What you need to do.
Reproduce the records below in full and without edits, omitting images.

Data to use.

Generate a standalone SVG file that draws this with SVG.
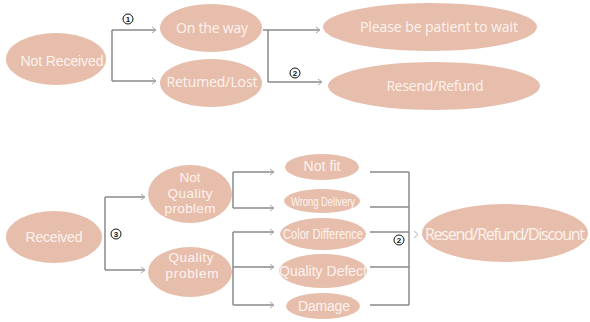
<svg xmlns="http://www.w3.org/2000/svg" width="590" height="322" viewBox="0 0 590 322">
<defs>
<style>
.n{fill:#e7beac}
.t{fill:#fdf3ee;font-family:"Liberation Sans",Arial,sans-serif;font-size:14px;text-anchor:middle}
.h{font-family:"Open Sans","Liberation Sans",sans-serif}
.m{font-size:13.5px}
.c{fill:none;stroke:#8a8a8a;stroke-width:1.5}
.a{fill:none;stroke:#b0b0b0;stroke-width:1}
.num circle{fill:#fff;stroke:#111;stroke-width:1}
.num text{fill:#111;font-family:"Liberation Sans",Arial,sans-serif;font-size:8px;font-weight:bold;text-anchor:middle}
</style>
<marker id="arr" markerWidth="6" markerHeight="8" refX="5" refY="4" orient="auto" markerUnits="userSpaceOnUse">
<path d="M1,1 L5,4 L1,7" fill="none" stroke="#a8a8a8" stroke-width="1"/>
</marker>
</defs>
<rect width="590" height="322" fill="#fff"/>
<g id="connectors">
<path class="c" d="M112,30 V81"/>
<path class="c" d="M112,30 H156" marker-end="url(#arr)"/>
<path class="c" d="M112,81 H156" marker-end="url(#arr)"/>
<path class="c" d="M268,30 V82"/>
<path class="c" d="M263,30 H320" marker-end="url(#arr)"/>
<path class="c" d="M268,82 H322" marker-end="url(#arr)"/>
<path class="c" d="M105,197 V270"/>
<path class="c" d="M105,197 H145" marker-end="url(#arr)"/>
<path class="c" d="M105,270 H145" marker-end="url(#arr)"/>
<path class="c" d="M233,172 V208"/>
<path class="c" d="M233,172 H274" marker-end="url(#arr)"/>
<path class="c" d="M233,208 H274" marker-end="url(#arr)"/>
<path class="c" d="M233,232 V305"/>
<path class="c" d="M233,232 H274" marker-end="url(#arr)"/>
<path class="c" d="M233,267 H274" marker-end="url(#arr)"/>
<path class="c" d="M233,305 H274" marker-end="url(#arr)"/>
<path class="c" d="M370,172 H409 M370,207 H409 M370,232 H409 M370,267 H409 M370,305 H409 M409,172 V305"/>
<path class="a" d="M414,231 L418,234.5 L414,238"/>
</g>
<g id="labels">
<g class="num"><circle cx="128" cy="19" r="5"/><text x="128" y="21.8">1</text></g>
<g class="num"><circle cx="295" cy="73" r="5"/><text x="295" y="75.8">2</text></g>
<g class="num"><circle cx="116" cy="234" r="5"/><text x="116" y="236.8">3</text></g>
<g class="num"><circle cx="399" cy="240" r="5"/><text x="399" y="242.8">2</text></g>
</g>
<g id="not-received"><ellipse class="n" cx="56" cy="59" rx="50" ry="26"/><text class="t" x="62" y="66" textLength="83">Not Received</text></g>
<g id="on-the-way"><ellipse class="n" cx="211" cy="28" rx="51" ry="24"/><text class="t h" x="212" y="33" textLength="72">On the way</text></g>
<g id="returned-lost"><ellipse class="n" cx="211" cy="83" rx="51" ry="24"/><text class="t h" x="212" y="87" textLength="91">Retumed/Lost</text></g>
<g id="please-wait"><ellipse class="n" cx="430" cy="27" rx="107" ry="24"/><text class="t h" x="439" y="32" textLength="158">Please be patient to wait</text></g>
<g id="resend-refund"><ellipse class="n" cx="434" cy="86" rx="106" ry="24"/><text class="t h" x="435" y="91" textLength="97">Resend/Refund</text></g>
<g id="received"><ellipse class="n" cx="54" cy="237" rx="48" ry="26"/><text class="t" x="54" y="242" textLength="57">Received</text></g>
<g id="not-quality-problem"><ellipse class="n" cx="190" cy="194" rx="42" ry="29"/><text class="t m" x="190" y="182">Not</text><text class="t m" x="190" y="197.5" textLength="45">Quality</text><text class="t m" x="190" y="213" textLength="51">problem</text></g>
<g id="quality-problem"><ellipse class="n" cx="190" cy="272" rx="42" ry="25"/><text class="t m" x="191" y="262" textLength="45">Quality</text><text class="t m" x="192" y="278" textLength="53">problem</text></g>
<g id="not-fit"><ellipse class="n" cx="322" cy="167" rx="37" ry="13"/><text class="t" x="322" y="171" textLength="37">Not fit</text></g>
<g id="wrong-delivery"><ellipse class="n" cx="322" cy="201" rx="38" ry="12"/><text class="t" x="323" y="206" style="font-size:13px" textLength="64" lengthAdjust="spacingAndGlyphs">Wrong Delivery</text></g>
<g id="color-difference"><ellipse class="n" cx="323" cy="234" rx="43" ry="16"/><text class="t" x="323" y="239" style="font-size:14px" textLength="80" lengthAdjust="spacingAndGlyphs">Color Difference</text></g>
<g id="quality-defect"><ellipse class="n" cx="323" cy="271" rx="44" ry="17"/><text class="t" x="323" y="276" textLength="88">Quality Defect</text></g>
<g id="damage"><ellipse class="n" cx="323" cy="306" rx="37" ry="13"/><text class="t" x="324" y="311" textLength="52">Damage</text></g>
<g id="resend-refund-discount"><ellipse class="n" cx="505" cy="233" rx="83" ry="29"/><text class="t h" x="505" y="240" style="font-size:16px" textLength="160">Resend/Refund/Discount</text></g>
</svg>
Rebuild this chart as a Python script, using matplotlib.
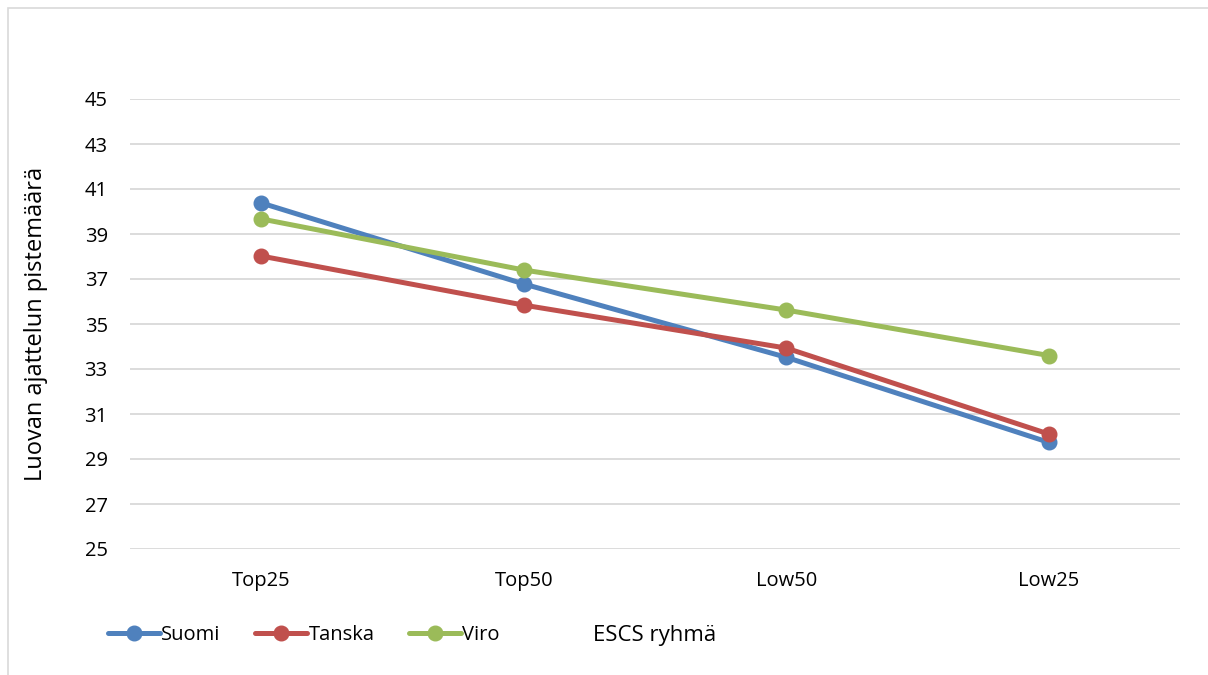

Result of this exercise.
Generate a standalone SVG file that draws this with SVG.
<svg xmlns="http://www.w3.org/2000/svg" width="590" height="322" viewBox="0 0 590 322">
<defs>
<style>
.n{fill:#e7beac}
.t{fill:#fdf3ee;font-family:"Liberation Sans",Arial,sans-serif;font-size:14px;text-anchor:middle}
.h{font-family:"Open Sans","Liberation Sans",sans-serif}
.m{font-size:13.5px}
.c{fill:none;stroke:#8a8a8a;stroke-width:1.5}
.a{fill:none;stroke:#b0b0b0;stroke-width:1}
.num circle{fill:#fff;stroke:#111;stroke-width:1}
.num text{fill:#111;font-family:"Liberation Sans",Arial,sans-serif;font-size:8px;font-weight:bold;text-anchor:middle}
</style>
<marker id="arr" markerWidth="6" markerHeight="8" refX="5" refY="4" orient="auto" markerUnits="userSpaceOnUse">
<path d="M1,1 L5,4 L1,7" fill="none" stroke="#a8a8a8" stroke-width="1"/>
</marker>
</defs>
<rect width="590" height="322" fill="#fff"/>
<g id="connectors">
<path class="c" d="M112,30 V81"/>
<path class="c" d="M112,30 H156" marker-end="url(#arr)"/>
<path class="c" d="M112,81 H156" marker-end="url(#arr)"/>
<path class="c" d="M268,30 V82"/>
<path class="c" d="M263,30 H320" marker-end="url(#arr)"/>
<path class="c" d="M268,82 H322" marker-end="url(#arr)"/>
<path class="c" d="M105,197 V270"/>
<path class="c" d="M105,197 H145" marker-end="url(#arr)"/>
<path class="c" d="M105,270 H145" marker-end="url(#arr)"/>
<path class="c" d="M233,172 V208"/>
<path class="c" d="M233,172 H274" marker-end="url(#arr)"/>
<path class="c" d="M233,208 H274" marker-end="url(#arr)"/>
<path class="c" d="M233,232 V305"/>
<path class="c" d="M233,232 H274" marker-end="url(#arr)"/>
<path class="c" d="M233,267 H274" marker-end="url(#arr)"/>
<path class="c" d="M233,305 H274" marker-end="url(#arr)"/>
<path class="c" d="M370,172 H409 M370,207 H409 M370,232 H409 M370,267 H409 M370,305 H409 M409,172 V305"/>
<path class="a" d="M414,231 L418,234.5 L414,238"/>
</g>
<g id="labels">
<g class="num"><circle cx="128" cy="19" r="5"/><text x="128" y="21.8">1</text></g>
<g class="num"><circle cx="295" cy="73" r="5"/><text x="295" y="75.8">2</text></g>
<g class="num"><circle cx="116" cy="234" r="5"/><text x="116" y="236.8">3</text></g>
<g class="num"><circle cx="399" cy="240" r="5"/><text x="399" y="242.8">2</text></g>
</g>
<g id="not-received"><ellipse class="n" cx="56" cy="59" rx="50" ry="26"/><text class="t" x="62" y="66" textLength="83">Not Received</text></g>
<g id="on-the-way"><ellipse class="n" cx="211" cy="28" rx="51" ry="24"/><text class="t h" x="212" y="33" textLength="72">On the way</text></g>
<g id="returned-lost"><ellipse class="n" cx="211" cy="83" rx="51" ry="24"/><text class="t h" x="212" y="87" textLength="91">Retumed/Lost</text></g>
<g id="please-wait"><ellipse class="n" cx="430" cy="27" rx="107" ry="24"/><text class="t h" x="439" y="32" textLength="158">Please be patient to wait</text></g>
<g id="resend-refund"><ellipse class="n" cx="434" cy="86" rx="106" ry="24"/><text class="t h" x="435" y="91" textLength="97">Resend/Refund</text></g>
<g id="received"><ellipse class="n" cx="54" cy="237" rx="48" ry="26"/><text class="t" x="54" y="242" textLength="57">Received</text></g>
<g id="not-quality-problem"><ellipse class="n" cx="190" cy="194" rx="42" ry="29"/><text class="t m" x="190" y="182">Not</text><text class="t m" x="190" y="197.5" textLength="45">Quality</text><text class="t m" x="190" y="213" textLength="51">problem</text></g>
<g id="quality-problem"><ellipse class="n" cx="190" cy="272" rx="42" ry="25"/><text class="t m" x="191" y="262" textLength="45">Quality</text><text class="t m" x="192" y="278" textLength="53">problem</text></g>
<g id="not-fit"><ellipse class="n" cx="322" cy="167" rx="37" ry="13"/><text class="t" x="322" y="171" textLength="37">Not fit</text></g>
<g id="wrong-delivery"><ellipse class="n" cx="322" cy="201" rx="38" ry="12"/><text class="t" x="323" y="206" style="font-size:13px" textLength="64" lengthAdjust="spacingAndGlyphs">Wrong Delivery</text></g>
<g id="color-difference"><ellipse class="n" cx="323" cy="234" rx="43" ry="16"/><text class="t" x="323" y="239" style="font-size:14px" textLength="80" lengthAdjust="spacingAndGlyphs">Color Difference</text></g>
<g id="quality-defect"><ellipse class="n" cx="323" cy="271" rx="44" ry="17"/><text class="t" x="323" y="276" textLength="88">Quality Defect</text></g>
<g id="damage"><ellipse class="n" cx="323" cy="306" rx="37" ry="13"/><text class="t" x="324" y="311" textLength="52">Damage</text></g>
<g id="resend-refund-discount"><ellipse class="n" cx="505" cy="233" rx="83" ry="29"/><text class="t h" x="505" y="240" style="font-size:16px" textLength="160">Resend/Refund/Discount</text></g>
</svg>
Rebuild this chart as a Python script, using matplotlib.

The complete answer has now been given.